##### GIVEN DATA

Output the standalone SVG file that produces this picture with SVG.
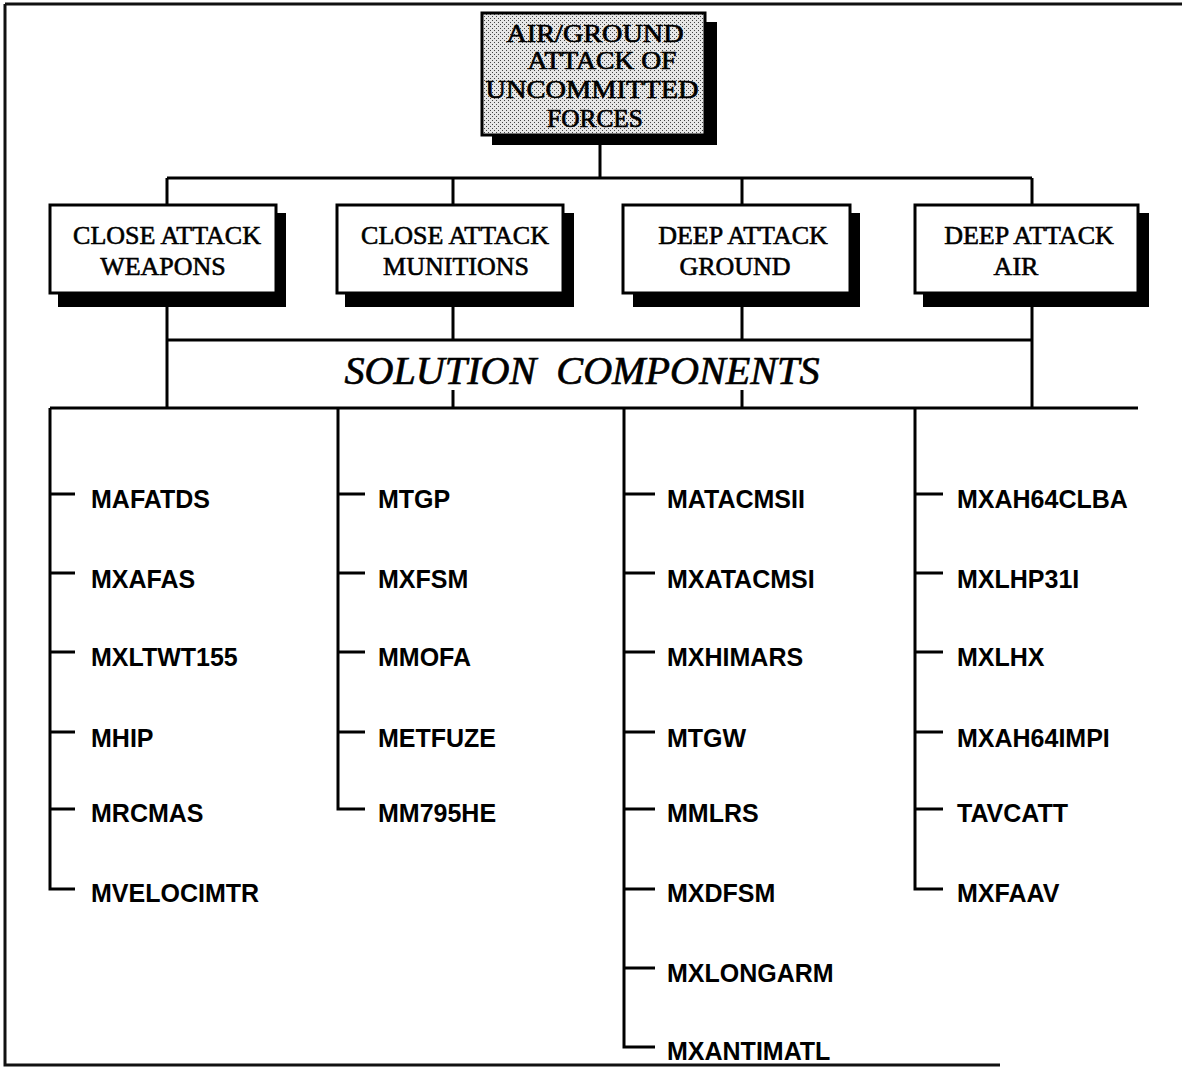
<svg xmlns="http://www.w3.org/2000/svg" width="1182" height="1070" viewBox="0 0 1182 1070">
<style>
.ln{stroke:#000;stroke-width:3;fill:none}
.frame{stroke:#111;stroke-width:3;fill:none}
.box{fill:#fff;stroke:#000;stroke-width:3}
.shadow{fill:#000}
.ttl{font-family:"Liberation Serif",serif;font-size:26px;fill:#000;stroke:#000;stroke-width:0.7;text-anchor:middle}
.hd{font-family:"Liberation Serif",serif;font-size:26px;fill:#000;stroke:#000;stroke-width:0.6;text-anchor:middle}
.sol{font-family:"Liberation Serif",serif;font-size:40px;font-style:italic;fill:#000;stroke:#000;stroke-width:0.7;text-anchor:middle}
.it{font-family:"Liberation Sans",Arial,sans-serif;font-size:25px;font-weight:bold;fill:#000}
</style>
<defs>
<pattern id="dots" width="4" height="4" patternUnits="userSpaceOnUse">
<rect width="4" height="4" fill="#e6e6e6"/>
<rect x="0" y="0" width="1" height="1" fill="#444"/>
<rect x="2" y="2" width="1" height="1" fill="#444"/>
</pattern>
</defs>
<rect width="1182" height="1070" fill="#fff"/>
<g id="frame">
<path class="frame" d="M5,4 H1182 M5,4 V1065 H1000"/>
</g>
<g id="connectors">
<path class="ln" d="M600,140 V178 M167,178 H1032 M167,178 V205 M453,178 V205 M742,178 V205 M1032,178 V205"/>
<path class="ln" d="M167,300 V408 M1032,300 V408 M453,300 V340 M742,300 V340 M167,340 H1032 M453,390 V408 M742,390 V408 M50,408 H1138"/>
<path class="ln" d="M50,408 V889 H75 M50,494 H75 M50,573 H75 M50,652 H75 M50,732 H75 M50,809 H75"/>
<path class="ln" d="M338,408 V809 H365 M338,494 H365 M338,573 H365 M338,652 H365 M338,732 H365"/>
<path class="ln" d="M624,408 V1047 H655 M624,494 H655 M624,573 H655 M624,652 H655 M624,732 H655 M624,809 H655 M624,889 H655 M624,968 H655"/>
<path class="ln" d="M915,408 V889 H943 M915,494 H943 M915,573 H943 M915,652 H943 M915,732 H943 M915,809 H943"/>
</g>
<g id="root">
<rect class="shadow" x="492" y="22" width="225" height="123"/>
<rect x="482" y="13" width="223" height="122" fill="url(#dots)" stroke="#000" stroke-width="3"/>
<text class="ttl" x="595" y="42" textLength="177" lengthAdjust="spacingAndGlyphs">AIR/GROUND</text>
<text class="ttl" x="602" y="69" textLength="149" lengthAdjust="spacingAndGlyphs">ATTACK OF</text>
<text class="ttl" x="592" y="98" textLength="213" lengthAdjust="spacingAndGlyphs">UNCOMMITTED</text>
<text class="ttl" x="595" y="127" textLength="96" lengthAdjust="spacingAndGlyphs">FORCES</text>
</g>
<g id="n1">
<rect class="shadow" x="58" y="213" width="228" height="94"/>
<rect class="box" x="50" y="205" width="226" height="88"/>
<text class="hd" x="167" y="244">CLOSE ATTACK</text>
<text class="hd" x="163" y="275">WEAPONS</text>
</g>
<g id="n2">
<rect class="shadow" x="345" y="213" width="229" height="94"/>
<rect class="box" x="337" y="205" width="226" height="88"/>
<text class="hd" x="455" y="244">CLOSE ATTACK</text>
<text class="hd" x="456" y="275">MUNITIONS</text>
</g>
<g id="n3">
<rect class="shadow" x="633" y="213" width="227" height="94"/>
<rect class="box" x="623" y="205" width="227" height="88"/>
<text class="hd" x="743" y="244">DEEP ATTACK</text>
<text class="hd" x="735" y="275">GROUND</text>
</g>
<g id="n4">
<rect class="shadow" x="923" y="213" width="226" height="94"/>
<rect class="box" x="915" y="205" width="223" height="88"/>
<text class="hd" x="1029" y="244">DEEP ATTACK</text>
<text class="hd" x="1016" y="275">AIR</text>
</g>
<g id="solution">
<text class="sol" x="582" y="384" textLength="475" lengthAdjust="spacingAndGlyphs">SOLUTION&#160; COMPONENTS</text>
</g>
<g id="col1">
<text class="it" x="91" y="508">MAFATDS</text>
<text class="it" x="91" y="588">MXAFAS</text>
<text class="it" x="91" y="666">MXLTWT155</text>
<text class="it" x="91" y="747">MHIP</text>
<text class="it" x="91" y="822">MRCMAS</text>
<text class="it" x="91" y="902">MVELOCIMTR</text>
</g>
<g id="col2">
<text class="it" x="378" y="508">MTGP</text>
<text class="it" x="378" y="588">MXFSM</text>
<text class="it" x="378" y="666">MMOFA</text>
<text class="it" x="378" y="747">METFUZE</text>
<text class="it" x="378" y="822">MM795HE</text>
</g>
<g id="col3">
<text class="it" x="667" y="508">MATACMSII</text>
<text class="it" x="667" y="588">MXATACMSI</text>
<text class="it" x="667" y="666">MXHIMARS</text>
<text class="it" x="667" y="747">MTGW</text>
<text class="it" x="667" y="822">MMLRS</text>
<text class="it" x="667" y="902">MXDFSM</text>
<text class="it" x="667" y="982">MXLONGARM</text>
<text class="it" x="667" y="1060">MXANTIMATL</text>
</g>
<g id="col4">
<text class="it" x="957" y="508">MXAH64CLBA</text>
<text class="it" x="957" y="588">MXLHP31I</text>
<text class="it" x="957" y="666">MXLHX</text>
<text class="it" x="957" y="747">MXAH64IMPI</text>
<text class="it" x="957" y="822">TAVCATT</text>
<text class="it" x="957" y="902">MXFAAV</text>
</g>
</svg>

##########

- GIVEN PROBLEM
Skip the pictures, then retype every line above exactly.

- COMPLETE OUTPUT
Output the standalone SVG file that produces this picture with SVG.
<svg xmlns="http://www.w3.org/2000/svg" width="1182" height="1070" viewBox="0 0 1182 1070">
<style>
.ln{stroke:#000;stroke-width:3;fill:none}
.frame{stroke:#111;stroke-width:3;fill:none}
.box{fill:#fff;stroke:#000;stroke-width:3}
.shadow{fill:#000}
.ttl{font-family:"Liberation Serif",serif;font-size:26px;fill:#000;stroke:#000;stroke-width:0.7;text-anchor:middle}
.hd{font-family:"Liberation Serif",serif;font-size:26px;fill:#000;stroke:#000;stroke-width:0.6;text-anchor:middle}
.sol{font-family:"Liberation Serif",serif;font-size:40px;font-style:italic;fill:#000;stroke:#000;stroke-width:0.7;text-anchor:middle}
.it{font-family:"Liberation Sans",Arial,sans-serif;font-size:25px;font-weight:bold;fill:#000}
</style>
<defs>
<pattern id="dots" width="4" height="4" patternUnits="userSpaceOnUse">
<rect width="4" height="4" fill="#e6e6e6"/>
<rect x="0" y="0" width="1" height="1" fill="#444"/>
<rect x="2" y="2" width="1" height="1" fill="#444"/>
</pattern>
</defs>
<rect width="1182" height="1070" fill="#fff"/>
<g id="frame">
<path class="frame" d="M5,4 H1182 M5,4 V1065 H1000"/>
</g>
<g id="connectors">
<path class="ln" d="M600,140 V178 M167,178 H1032 M167,178 V205 M453,178 V205 M742,178 V205 M1032,178 V205"/>
<path class="ln" d="M167,300 V408 M1032,300 V408 M453,300 V340 M742,300 V340 M167,340 H1032 M453,390 V408 M742,390 V408 M50,408 H1138"/>
<path class="ln" d="M50,408 V889 H75 M50,494 H75 M50,573 H75 M50,652 H75 M50,732 H75 M50,809 H75"/>
<path class="ln" d="M338,408 V809 H365 M338,494 H365 M338,573 H365 M338,652 H365 M338,732 H365"/>
<path class="ln" d="M624,408 V1047 H655 M624,494 H655 M624,573 H655 M624,652 H655 M624,732 H655 M624,809 H655 M624,889 H655 M624,968 H655"/>
<path class="ln" d="M915,408 V889 H943 M915,494 H943 M915,573 H943 M915,652 H943 M915,732 H943 M915,809 H943"/>
</g>
<g id="root">
<rect class="shadow" x="492" y="22" width="225" height="123"/>
<rect x="482" y="13" width="223" height="122" fill="url(#dots)" stroke="#000" stroke-width="3"/>
<text class="ttl" x="595" y="42" textLength="177" lengthAdjust="spacingAndGlyphs">AIR/GROUND</text>
<text class="ttl" x="602" y="69" textLength="149" lengthAdjust="spacingAndGlyphs">ATTACK OF</text>
<text class="ttl" x="592" y="98" textLength="213" lengthAdjust="spacingAndGlyphs">UNCOMMITTED</text>
<text class="ttl" x="595" y="127" textLength="96" lengthAdjust="spacingAndGlyphs">FORCES</text>
</g>
<g id="n1">
<rect class="shadow" x="58" y="213" width="228" height="94"/>
<rect class="box" x="50" y="205" width="226" height="88"/>
<text class="hd" x="167" y="244">CLOSE ATTACK</text>
<text class="hd" x="163" y="275">WEAPONS</text>
</g>
<g id="n2">
<rect class="shadow" x="345" y="213" width="229" height="94"/>
<rect class="box" x="337" y="205" width="226" height="88"/>
<text class="hd" x="455" y="244">CLOSE ATTACK</text>
<text class="hd" x="456" y="275">MUNITIONS</text>
</g>
<g id="n3">
<rect class="shadow" x="633" y="213" width="227" height="94"/>
<rect class="box" x="623" y="205" width="227" height="88"/>
<text class="hd" x="743" y="244">DEEP ATTACK</text>
<text class="hd" x="735" y="275">GROUND</text>
</g>
<g id="n4">
<rect class="shadow" x="923" y="213" width="226" height="94"/>
<rect class="box" x="915" y="205" width="223" height="88"/>
<text class="hd" x="1029" y="244">DEEP ATTACK</text>
<text class="hd" x="1016" y="275">AIR</text>
</g>
<g id="solution">
<text class="sol" x="582" y="384" textLength="475" lengthAdjust="spacingAndGlyphs">SOLUTION&#160; COMPONENTS</text>
</g>
<g id="col1">
<text class="it" x="91" y="508">MAFATDS</text>
<text class="it" x="91" y="588">MXAFAS</text>
<text class="it" x="91" y="666">MXLTWT155</text>
<text class="it" x="91" y="747">MHIP</text>
<text class="it" x="91" y="822">MRCMAS</text>
<text class="it" x="91" y="902">MVELOCIMTR</text>
</g>
<g id="col2">
<text class="it" x="378" y="508">MTGP</text>
<text class="it" x="378" y="588">MXFSM</text>
<text class="it" x="378" y="666">MMOFA</text>
<text class="it" x="378" y="747">METFUZE</text>
<text class="it" x="378" y="822">MM795HE</text>
</g>
<g id="col3">
<text class="it" x="667" y="508">MATACMSII</text>
<text class="it" x="667" y="588">MXATACMSI</text>
<text class="it" x="667" y="666">MXHIMARS</text>
<text class="it" x="667" y="747">MTGW</text>
<text class="it" x="667" y="822">MMLRS</text>
<text class="it" x="667" y="902">MXDFSM</text>
<text class="it" x="667" y="982">MXLONGARM</text>
<text class="it" x="667" y="1060">MXANTIMATL</text>
</g>
<g id="col4">
<text class="it" x="957" y="508">MXAH64CLBA</text>
<text class="it" x="957" y="588">MXLHP31I</text>
<text class="it" x="957" y="666">MXLHX</text>
<text class="it" x="957" y="747">MXAH64IMPI</text>
<text class="it" x="957" y="822">TAVCATT</text>
<text class="it" x="957" y="902">MXFAAV</text>
</g>
</svg>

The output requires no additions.